Burkinabè in Nigeria

Regions with significant populations
- Lagos, Abuja, Kano, and other parts of northern and southern Nigeria

Languages
- French (African French), Mooré, Fula, Dyula, and other languages of Burkina Faso, as well as English, Nigerian Pidgin and local Nigerian languages

Religion
- Predominantly Islam and Christianity; also traditional beliefs

= Burkinabes in Nigeria =

Burkinabés in Nigeria are residents of Nigeria who were born in Burkina Faso or are of Burkinabé descent, meaning that one or both of their parents hold Burkinabé nationality. Due to the relative geographical proximity of eastern Burkina Faso to northwestern Nigeria in the Sahel region, the two countries have historically been connected by networks of pastoralism, trade, and Islamic education, predating their current national borders. Both Nigeria and Burkina Faso share common ethnolinguistic communities, such as the Fula, Hausa, and Tuareg peoples.

== History ==
For centuries, migration and trade routes connected the Sahel with the Sahara and North Africa through the trans-Saharan trade networks, facilitating the movement of merchants, pastoralists and other populations across West Africa. Later, during the 19th century, under European colonial rule, Burkina Faso became part of the French colonial empire and was incorporated into French West Africa, before becoming the colony of Upper Volta in 1919; while Colonial Nigeria fell under British rule. This led to significant changes in migration patterns, with new borders restricting the movement of people and altering economic activities, including the recruitment of people for some types of forced labor, especially in mining and cotton cultivation.

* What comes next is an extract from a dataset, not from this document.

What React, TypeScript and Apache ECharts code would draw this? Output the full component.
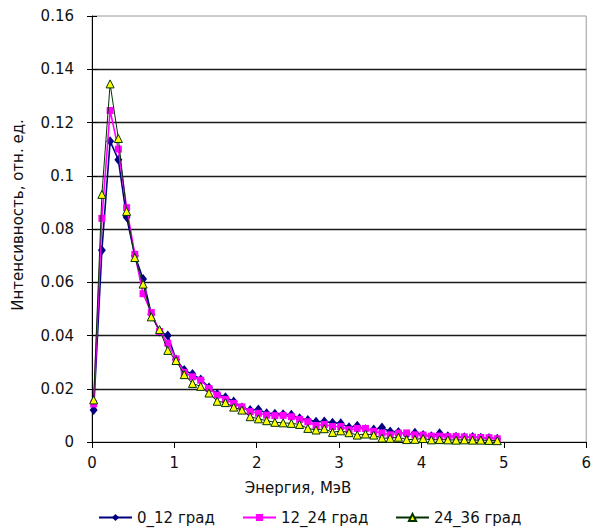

For almost a century, between 1804 and 1903, the Sokoto Caliphate operated as an Islamic state, incorporating territories of present-day Nigeria and Burkina Faso. It was abolished by the British, who established the Northern Nigeria Protectorate, which also included territories of the Kanem–Bornu Empire.

After gaining independence from their respective European colonial powers, Burkina Faso (then known as Upper Volta) and Nigeria retained many of the regional migration and trade networks that had developed across West Africa during the colonial period. Burkina Faso became independent from France in 1960, while Nigeria gained independence from the United Kingdom in the same year. Despite the establishment of new international borders, cross-border movements of traders, pastoralists and workers continued between the two countries and within the wider West African region. Subsequent regional integration, particularly through the establishment of the Economic Community of West African States (ECOWAS) in 1975 and its protocols on the free movement of persons, further facilitated mobility between Burkina Faso, Nigeria and other member states. In 2023, Burkina Faso withdrew from the organization to form the Alliance of Sahel States, along with Niger and Mali, which means possible modifications to the legislation of Nigeria and Burkina Faso in relation to the movement of their citizens between both countries.

In the 21st century, several Burkinabè citizens have reportedly been lured to Nigeria by a migrant-trafficking network operating under the guise of network marketing, with promises of employment and visas to Europe. These victims were required to pay substantial sums of money and travel to Nigeria, where they discovered that they had been deceived. However, Burkinabe diplomatic authorities have worked jointly with Nigerian immigration authorities (Nigeria Immigration Service, NIS) to repatriate reported cases from Nigeria to Burkina Faso.

== Sociocultural organizations ==
The Association of Burkinabe Residents in Nigeria (Association des Burkinabè Résidant au Nigéria, ABRN) was legally recognized by the Federal Republic of Nigeria on 14 August 2013. Based in Lagos, the association serves as a sociocultural organization for the Burkinabè diaspora, organizing social gatherings and cultural events that promote community cohesion and preserve Burkinabè cultural traditions. Its activities have included celebrations featuring Burkinabè music, dance and cuisine, as well as events bringing together members of the community.